PhD Candidate Lauren Caskey Conducts Research at the Art Institute of Chicago
PhD Candidate Lauren Caskey recounts her recent trip to Chicago to conduct dissertation research:
"As I entered the Contemporary Wing at the Art Institute of Chicago, I saw Alma Thomas’s Starry Night and the Astronauts (1972) hanging across from Jasper John’s Target (1961). Whether or not the curatorial team intentionally put these two paintings in conversation is unclear, but these two works—made about decade a part—command the attention of viewers with their rugged brushstrokes of red, blue, and yellow. Obviously, the target shape used by Jones was not foreign to Thomas; however, she chose a vertical format for Starry Night and the Astronauts.

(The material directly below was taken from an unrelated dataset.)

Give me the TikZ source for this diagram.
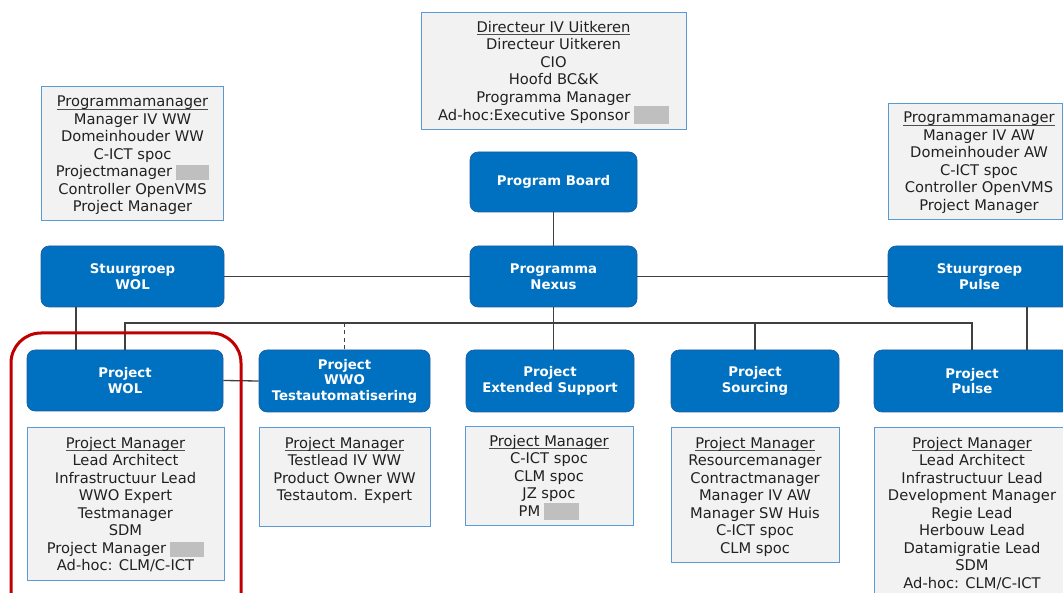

The brilliant white canvas beneath Thomas’s blue brushwork sparkles like the night sky and conveys a sense of movement which John’s Target lacks. In fact, Thomas intentionally alludes to Vincent van Gogh’s dynamic painting Starry Night (1889) which undoubtedly inspired Thomas’s own painting title. Opposite the stasis seen in John’s Target, Thomas appeals to interstellar travel of the twentieth-century Space Race and imagines astronauts amongst an infinite cosmos of blues and bright stars. The layers and washes of blue can’t be conveyed accurately through photograph reproductions and, like so many of Thomas’s works, you must experience Starry Night and the Astronauts in the flesh."